A qualcuno il piano piace, ad altri meno, ma in generale le iniziative sono apprezzate dal mondo produttivo. Il Piano Colao viene però accantonato e di quel lavoro resta poco se non nulla. Non sarà la base neanche per il Recovery Plan, il Piano Nazionale di Ripresa e Resilienza. Trascorrono alcuni mesi, e la crisi di governo riporta Colao al centro della scena. A dirigere uno dei punti chiave del Recovery Plan e del Next Generation EU, la transizione digitale appunto, sarà infatti un tecnico di lungo corso e di consumata competenza: Mario Draghi, incaricato di formare un nuovo governo, punta su Vittorio Colao per il ministero dell’Innovazione tecnologica e la transizione digitale. Ed è subito, anche agli occhi dei più distratti, un vero e proprio riscatto.

Biografia del ministro

Laureato in economia e commercio all’Università Bocconi, consegue un master in business administration alla Harvard University. È a Londra – presso la banca d’affari Morgan Stanley – che inizia la vita lavorativa di Vittorio Colao. Si sposta poi a Milano dove lavora alla McKinsey & company, multinazionale di consulenza. Diventa direttore generale di Omnitel Italia nel 1996, proprio nell’anno in cui Vodafone incorpora Omnitel: Colao è amministratore delegato della divisione italiana. Per Vodafone diventa CEO nel 2001, entra poi nel Consiglio d’Amministrazione. Se prima il suo lavoro era riservato all’area dell’Europa meridionale, nel 2003 viene incaricato a ricoprire anche gli investimenti per il Medio Oriente e l’Africa. Lascia Vodafone nel 2004, quando entra in RCS mediagroup: ancora una volta è amministratore delegato. Nel 2006 rientra in Vodafone, diventa vice-responsabile per la divisione europea prima, amministratore delegato dopo. Quando lascia Vodafone si occupa del fondo di private equity General Atlantic, dove ricopre il ruolo di special advisor. Un’esperienza pluriennale nelle grandi imprese e un livello di competenza indiscutibile, dunque. Ma al servizio di quale progetto per il paese?

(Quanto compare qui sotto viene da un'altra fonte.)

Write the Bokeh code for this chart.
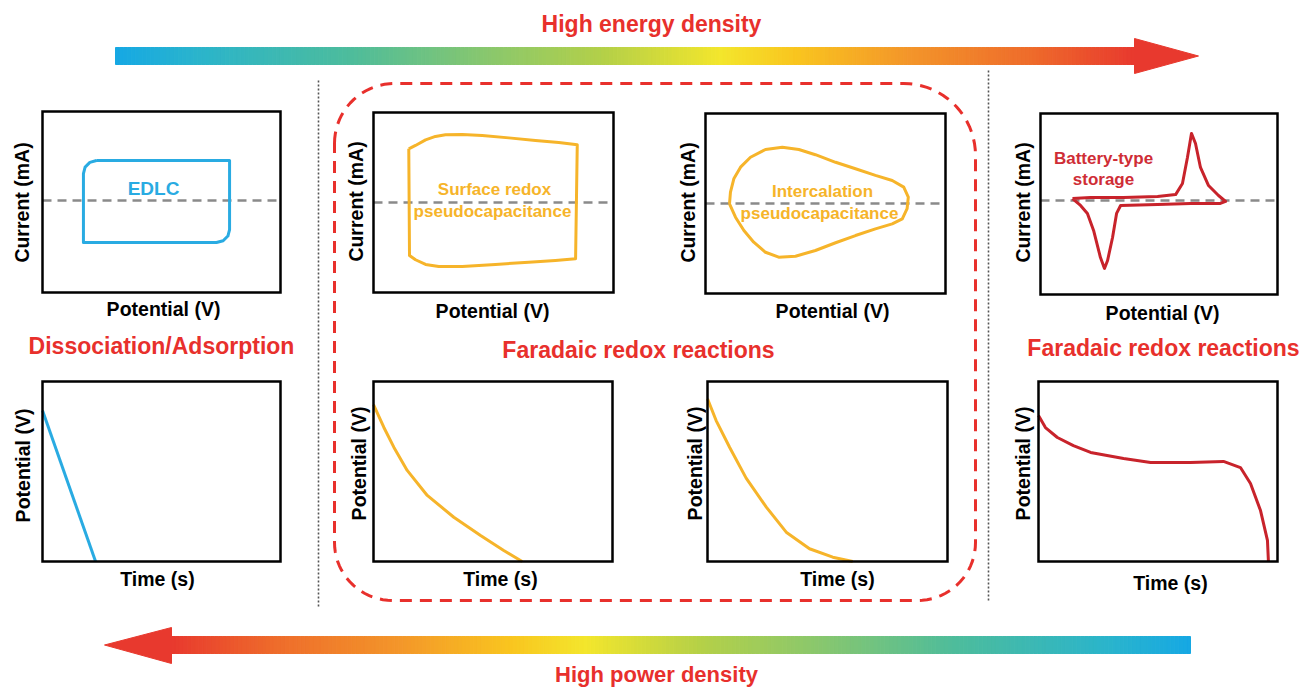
import numpy as np
from bokeh.plotting import figure
from bokeh.models import Range1d
from bokeh.core.properties import value
from bokeh.embed import file_html
from bokeh.resources import INLINE

# ---------------- data (normalised panel units) ----------------
# Cyclic voltammograms: potential (0..1) vs current (0..1)
edlc_cv_v = [0.227, 0.786, 0.786, 0.779, 0.759, 0.731, 0.172, 0.172, 0.179, 0.199, 0.227]
edlc_cv_i = [0.729, 0.729, 0.348, 0.312, 0.286, 0.276, 0.276, 0.657, 0.693, 0.719, 0.729]

surface_cv_v = [0.147, 0.175, 0.217, 0.258, 0.300, 0.370, 0.453, 0.564, 0.675, 0.772, 0.849,
                0.842, 0.758, 0.647, 0.508, 0.370, 0.272, 0.217, 0.175, 0.150, 0.147]
surface_cv_i = [0.798, 0.817, 0.848, 0.867, 0.876, 0.878, 0.872, 0.859, 0.844, 0.833, 0.821,
                0.187, 0.178, 0.168, 0.156, 0.144, 0.144, 0.156, 0.182, 0.206, 0.798]

intercal_cv_v = [0.100, 0.104, 0.118, 0.146, 0.1875, 0.25, 0.320, 0.389, 0.458, 0.542, 0.625,
                 0.708, 0.778, 0.826, 0.845, 0.840, 0.820, 0.778, 0.708, 0.625, 0.542, 0.458,
                 0.375, 0.305, 0.25, 0.201, 0.160, 0.125, 0.100]
intercal_cv_i = [0.498, 0.563, 0.637, 0.702, 0.757, 0.800, 0.813, 0.800, 0.771, 0.729, 0.693,
                 0.656, 0.628, 0.591, 0.535, 0.471, 0.415, 0.387, 0.359, 0.322, 0.282, 0.239,
                 0.207, 0.202, 0.229, 0.285, 0.350, 0.424, 0.498]

battery_cv_v = [0.135, 0.211, 0.350, 0.494, 0.570, 0.599, 0.620, 0.637, 0.654, 0.675, 0.709,
                0.751, 0.781, 0.759, 0.633, 0.494, 0.338, 0.321, 0.304, 0.283, 0.270, 0.253,
                0.224, 0.198, 0.169, 0.135]
battery_cv_i = [0.530, 0.536, 0.536, 0.541, 0.552, 0.613, 0.757, 0.890, 0.834, 0.702, 0.602,
                0.547, 0.514, 0.503, 0.503, 0.497, 0.492, 0.448, 0.315, 0.188, 0.144, 0.204,
                0.354, 0.448, 0.492, 0.530]

cv_zero = [0.508, 0.50, 0.50, 0.519]

# Galvanostatic discharge: time (0..1) vs potential (0..1)
edlc_gcd_t = [0.0, 0.223]
edlc_gcd_v = [0.839, 0.0]
surface_gcd_t = [0.0, 0.043, 0.085, 0.141, 0.225, 0.336, 0.448, 0.545, 0.622]
surface_gcd_v = [0.872, 0.746, 0.635, 0.506, 0.367, 0.246, 0.144, 0.061, 0.0]
intercal_gcd_t = [0.0, 0.036, 0.092, 0.161, 0.245, 0.328, 0.425, 0.522, 0.605]
intercal_gcd_v = [0.904, 0.783, 0.635, 0.463, 0.302, 0.163, 0.071, 0.024, 0.0]
battery_gcd_t = [0.0, 0.029, 0.079, 0.146, 0.218, 0.356, 0.469, 0.636, 0.774, 0.845, 0.887,
                 0.929, 0.958, 0.962]
battery_gcd_v = [0.811, 0.744, 0.689, 0.644, 0.606, 0.572, 0.55, 0.55, 0.556, 0.522, 0.433,
                 0.283, 0.117, 0.0]

# Texts
energy_text = "High energy density"
power_text = "High power density"
section_titles = ["Dissociation/Adsorption", "Faradaic redox reactions", "Faradaic redox reactions"]
cv_xlabel = "Potential (V)"
cv_ylabel = "Current (mA)"
gcd_xlabel = "Time (s)"
gcd_ylabel = "Potential (V)"
edlc_name = "EDLC"
surface_name = ["Surface redox", "pseudocapacitance"]
intercal_name = ["Intercalation", "pseudocapacitance"]
battery_name = ["Battery-type", "storage"]

# Gradient stops (blue -> red)
grad_pos = [0.0, 0.08, 0.23, 0.375, 0.48, 0.594, 0.668, 0.78, 0.90, 1.0]
grad_col = ["#16a8e4", "#2ab4cc", "#4dbc9c", "#8dc86a", "#b4d048", "#f3e62c",
            "#f9c51f", "#f3952a", "#ee6b2b", "#e8392e"]

# ---------------- styles ----------------
FONT = value("Liberation Sans")
RED = "#e8302c"
BLUE = "#29abe2"
YEL = "#f6b42a"
DRED = "#c8232b"
BRED = "#cf2d36"

p = figure(width=1300, height=690, x_range=Range1d(0, 1300), y_range=Range1d(690, 0),
           output_backend="svg", toolbar_location=None, x_axis_location=None,
           y_axis_location=None, min_border=0, outline_line_color=None)
p.grid.visible = False


def hex_rgb(h):
    return np.array([int(h[i:i + 2], 16) for i in (1, 3, 5)], dtype=float)


rgb = np.array([hex_rgb(c) for c in grad_col])


def grad_colors(t):
    out = []
    for tt in t:
        c = [np.interp(tt, grad_pos, rgb[:, k]) for k in range(3)]
        out.append("#%02x%02x%02x" % tuple(int(round(v)) for v in c))
    return out


def gradient_arrow(x_blue, x_red, y_top, y_bot, tip_x, head_top, head_bot):
    n = 260
    edges = np.linspace(x_blue, x_red, n + 1)
    lefts = np.minimum(edges[:-1], edges[1:])
    rights = np.maximum(edges[:-1], edges[1:])
    t = (np.arange(n) + 0.5) / n
    cols = grad_colors(t)
    p.quad(left=lefts, right=rights, top=y_top, bottom=y_bot, fill_color=cols,
           line_color=cols, line_width=1)
    ymid = (y_top + y_bot) / 2
    p.patch(x=[x_red, tip_x, x_red], y=[head_top, ymid, head_bot], fill_color=grad_col[-1],
            line_color=grad_col[-1], line_width=1)


gradient_arrow(115, 1134, 47, 64, 1198, 38, 73)
gradient_arrow(1190, 171, 636, 653, 104, 627, 663)


def label(x, y, txt, size, color, angle=0.0):
    p.text(x=[x], y=[y], text=[txt], text_font=FONT, text_font_style="bold",
           text_font_size=f"{size}px", text_color=color, text_align="center",
           text_baseline="middle", angle=angle)


label(651, 23, energy_text, 23, RED)
label(656, 674, power_text, 22, RED)
label(161, 345, section_titles[0], 23, RED)
label(638, 349, section_titles[1], 23, RED)
label(1163, 347, section_titles[2], 23, RED)

# dotted separators
p.line(x=[318, 318], y=[80, 608], line_color="#555555", line_width=1.6, line_dash="2 2")
p.line(x=[988, 988], y=[70, 600], line_color="#555555", line_width=1.6, line_dash="2 2")

# red dashed rounded box
L, R_, T, B = 334, 975, 83, 600
rtl, rtr, rbr, rbl = 60, 72, 58, 58


def arc(cx, cy, r, a0, a1):
    a = np.linspace(a0, a1, 20)
    return list(cx + r * np.cos(a)), list(cy + r * np.sin(a))


bx, by = [], []
for (cx, cy, r, a0, a1) in [(L + rtl, T + rtl, rtl, np.pi, 1.5 * np.pi),
                            (R_ - rtr, T + rtr, rtr, 1.5 * np.pi, 2 * np.pi),
                            (R_ - rbr, B - rbr, rbr, 0, 0.5 * np.pi),
                            (L + rbl, B - rbl, rbl, 0.5 * np.pi, np.pi)]:
    ax, ay = arc(cx, cy, r, a0, a1)
    bx += ax
    by += ay
bx.append(bx[0])
by.append(by[0])
p.line(x=bx, y=by, line_color=RED, line_width=3, line_dash="12 8")

# panels: (left, right, bottom, top) in page units
top_boxes = [(42, 280, 292, 111), (373, 613, 292, 112), (705, 945, 293, 113), (1040, 1277, 294, 113)]
bot_boxes = [(42, 280, 561, 381), (373, 612, 561, 381), (707, 947, 561, 381), (1038, 1277, 561, 381)]


def panel(box):
    l, r, b, t = box
    return p.subplot(x_source=Range1d(0, 1), y_source=Range1d(0, 1),
                     x_target=Range1d(l, r), y_target=Range1d(b, t))


cv_sets = [(edlc_cv_v, edlc_cv_i, BLUE), (surface_cv_v, surface_cv_i, YEL),
           (intercal_cv_v, intercal_cv_i, YEL), (battery_cv_v, battery_cv_i, DRED)]
gcd_sets = [(edlc_gcd_t, edlc_gcd_v, BLUE), (surface_gcd_t, surface_gcd_v, YEL),
            (intercal_gcd_t, intercal_gcd_v, YEL), (battery_gcd_t, battery_gcd_v, DRED)]

for k, box in enumerate(top_boxes):
    xy = panel(box)
    xv, yv, c = cv_sets[k]
    xy.line(x=[0, 1], y=[cv_zero[k], cv_zero[k]], line_color="#8a8a8a", line_width=2.5,
            line_dash="9 6")
    xy.line(x=xv, y=yv, line_color=c, line_width=3, line_join="round")
    xy.quad(left=[0], right=[1], bottom=[0], top=[1], fill_color=None, line_color="black",
            line_width=2.5, line_join="miter")

for k, box in enumerate(bot_boxes):
    xy = panel(box)
    xv, yv, c = gcd_sets[k]
    xy.line(x=xv, y=yv, line_color=c, line_width=3, line_join="round")
    xy.quad(left=[0], right=[1], bottom=[0], top=[1], fill_color=None, line_color="black",
            line_width=2.5, line_join="miter")

# axis labels
AX = 19.5
for (x, y) in [(163, 308), (492, 310), (832, 310), (1162, 312)]:
    label(x, y, cv_xlabel, AX, "black")
for (x, y) in [(21, 202), (355, 201), (687, 202), (1022, 202)]:
    label(x, y, cv_ylabel, AX, "black", np.pi / 2)
for (x, y) in [(157, 578), (500, 578), (837, 578), (1170, 582)]:
    label(x, y, gcd_xlabel, AX, "black")
for (x, y) in [(22, 465), (358, 463), (694, 463), (1022, 463)]:
    label(x, y, gcd_ylabel, AX, "black", np.pi / 2)

# in-panel names
label(153, 188, edlc_name, 19, BLUE)
label(494, 189, surface_name[0], 17, YEL)
label(492, 211, surface_name[1], 17, YEL)
label(822, 191, intercal_name[0], 17, YEL)
label(819, 213, intercal_name[1], 17, YEL)
label(1103, 158, battery_name[0], 17, BRED)
label(1103, 179, battery_name[1], 17, BRED)

open("out.html", "w").write(file_html(p, INLINE))
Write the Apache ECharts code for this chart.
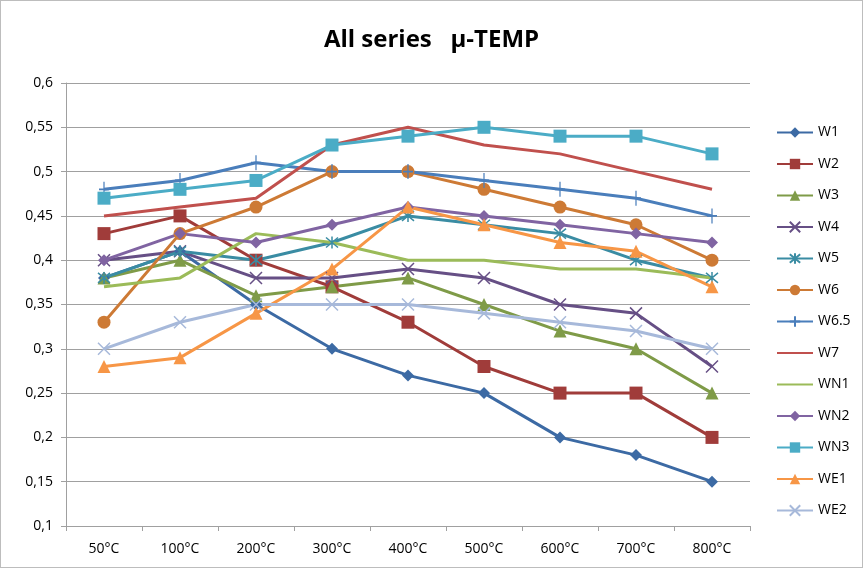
<!DOCTYPE html>
<html>
<head>
<meta charset="utf-8">
<script src="https://cdn.jsdelivr.net/npm/echarts@6/dist/echarts.min.js"></script>
<style>
  html, body { margin: 0; padding: 0; background: #fff; }
  #chart { width: 861px; height: 566px; border: 1px solid #bdbdbd; }
</style>
</head>
<body>
<div id="chart"></div>
<script>
var categories = ["50°C", "100°C", "200°C", "300°C", "400°C", "500°C", "600°C", "700°C", "800°C"];

var W1 = [0.38, 0.41, 0.35, 0.30, 0.27, 0.25, 0.20, 0.18, 0.15];
var W2 = [0.43, 0.45, 0.40, 0.37, 0.33, 0.28, 0.25, 0.25, 0.20];
var W3 = [0.38, 0.40, 0.36, 0.37, 0.38, 0.35, 0.32, 0.30, 0.25];
var W4 = [0.40, 0.41, 0.38, 0.38, 0.39, 0.38, 0.35, 0.34, 0.28];
var W5 = [0.38, 0.41, 0.40, 0.42, 0.45, 0.44, 0.43, 0.40, 0.38];
var W6 = [0.33, 0.43, 0.46, 0.50, 0.50, 0.48, 0.46, 0.44, 0.40];
var W65 = [0.48, 0.49, 0.51, 0.50, 0.50, 0.49, 0.48, 0.47, 0.45];
var W7 = [0.45, 0.46, 0.47, 0.53, 0.55, 0.53, 0.52, 0.50, 0.48];
var WN1 = [0.37, 0.38, 0.43, 0.42, 0.40, 0.40, 0.39, 0.39, 0.38];
var WN2 = [0.40, 0.43, 0.42, 0.44, 0.46, 0.45, 0.44, 0.43, 0.42];
var WN3 = [0.47, 0.48, 0.49, 0.53, 0.54, 0.55, 0.54, 0.54, 0.52];
var WE1 = [0.28, 0.29, 0.34, 0.39, 0.46, 0.44, 0.42, 0.41, 0.37];
var WE2 = [0.30, 0.33, 0.35, 0.35, 0.35, 0.34, 0.33, 0.32, 0.30];

var yTicks = [0.1, 0.15, 0.2, 0.25, 0.3, 0.35, 0.4, 0.45, 0.5, 0.55, 0.6];

// stroke-only marker shapes
var crossX = "path://M0,0L10,10M10,0L0,10";
var star = "path://M0,0L10,10M10,0L0,10M5,-1L5,11";
var plus = "path://M5,0L5,14M4,7L6,7";

function mk(name, data, color, symbol, size, stroke) {
  var s = {
    name: name,
    type: "line",
    data: data,
    symbol: symbol,
    symbolSize: size,
    showSymbol: symbol !== "none",
    lineStyle: { color: color, width: 3 },
    itemStyle: { color: color },
    z: 2
  };
  if (stroke) {
    s.itemStyle = { color: "rgba(0,0,0,0)", borderColor: color, borderWidth: 1.5 };
  }
  return s;
}

var chart = echarts.init(document.getElementById("chart"));

var option = {
  animation: false,
  textStyle: { fontFamily: "Open Sans" },
  title: {
    text: "All series   μ-TEMP",
    left: "center",
    top: 22,
    textStyle: { fontSize: 24, fontWeight: "bold", color: "#000", fontFamily: "Open Sans" }
  },
  legend: {
    orient: "vertical",
    left: 770,
    top: 119,
    itemWidth: 36,
    itemHeight: 13,
    itemGap: 16.5,
    textStyle: { fontSize: 14, color: "#000", lineHeight: 15 },
    data: [
      "W1", "W2", "W3", "W4", "W5", "W6", "W6.5",
      { name: "W7", itemStyle: { opacity: 0 } },
      { name: "WN1", itemStyle: { opacity: 0 } },
      "WN2", "WN3", "WE1", "WE2"
    ]
  },
  grid: { left: 65, right: 112, top: 82, bottom: 41 },
  xAxis: {
    type: "category",
    data: categories,
    boundaryGap: true,
    axisLine: { lineStyle: { color: "#a0a0a0", width: 1 } },
    axisTick: { show: true, length: 5, lineStyle: { color: "#a0a0a0" } },
    axisLabel: { fontSize: 14, color: "#000", margin: 16 }
  },
  yAxis: {
    type: "value",
    min: 0.1,
    max: 0.6,
    interval: 0.05,
    axisLine: { show: true, lineStyle: { color: "#a0a0a0", width: 1 } },
    axisTick: { show: true, length: 5, lineStyle: { color: "#a0a0a0" } },
    axisLabel: {
      fontSize: 14,
      color: "#000",
      margin: 13,
      formatter: function (v) {
        var t = yTicks.reduce(function (a, b) { return Math.abs(b - v) < Math.abs(a - v) ? b : a; });
        return String(t).replace(".", ",");
      }
    },
    splitLine: { show: true, lineStyle: { color: "#a0a0a0", width: 1 } }
  },
  series: [
    mk("W1", W1, "#3C6AA4", "diamond", 12),
    mk("W2", W2, "#A03C3A", "rect", 13),
    mk("W3", W3, "#7F9B48", "triangle", 13),
    mk("W4", W4, "#664F85", crossX, 12, true),
    mk("W5", W5, "#3A8CA3", star, 12, true),
    mk("W6", W6, "#CD7A35", "circle", 13),
    mk("W6.5", W65, "#4A7EBB", plus, [10, 15], true),
    mk("W7", W7, "#C0504D", "none", 0),
    mk("WN1", WN1, "#9BBB59", "none", 0),
    mk("WN2", WN2, "#8064A2", "diamond", 12),
    mk("WN3", WN3, "#4BACC6", "rect", 13),
    mk("WE1", WE1, "#F79646", "triangle", 13),
    mk("WE2", WE2, "#A7B9DA", crossX, 12, true)
  ]
};

chart.setOption(option);
window.addEventListener("resize", function () {
  chart.resize();
});
</script>
</body>
</html>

Cosa aspettarsi da Vittorio Colao

Uno slogan, se di slogan si può parlare? Connettere il Paese per accrescere lo sviluppo. Formazione e rivoluzione digitale sembra il binomio portante della trasformazione per contrastare il gap digitale e tecnologico che il Paese conosce fin troppo bene. La strada che il neo-ministro si appresta a percorre sembra essere già segnata. Tra i temi da affrontare: digitalizzazione, implementazione della banda larga e 5G. A essere coinvolti sono diversi comparti: dalla sanità all’istruzione, dalla tracciabilità dei pagamenti all’organizzazione della pubblica amministrazione. Perché rendere digitale significa allargare lo sguardo su un orizzonte più vasto.

In un’intervista rilasciata a Repubblica lo scorso anno a fine maggio, alla domanda che lo interpellava su quali fossero i campi di intervento della task force del Conte II, Vittorio Colao rispondeva:

«Molti, a partire proprio da una radicale trasformazione della pubblica amministrazione attraverso le tecnologie digitali. Deve diventare un alleato dei cittadini e delle imprese e proprio con la digitalizzazione si possono eliminare molti elementi di burocrazia difensiva o oppressiva che a volte vengono giustamente lamentati, per esaltare invece gli elementi di servizio». E dichiarava ancora: «Oggi la tecnologia, tra piattaforme digitali, commercio online e strumenti di pagamento elettronici, permette di fare il grande salto in avanti introducendo pagamenti senza contante. E far emergere il sommerso porta anche maggiore equità sociale e giustizia».

Tutto lascia presagire che ciò che era stato pensato lo scorso anno sul piano del Comitato inizierà adesso a prendere forma. Non tutto, alla fine, sarà stato lavoro sprecato. Sui risultati, però, non resta che attendere.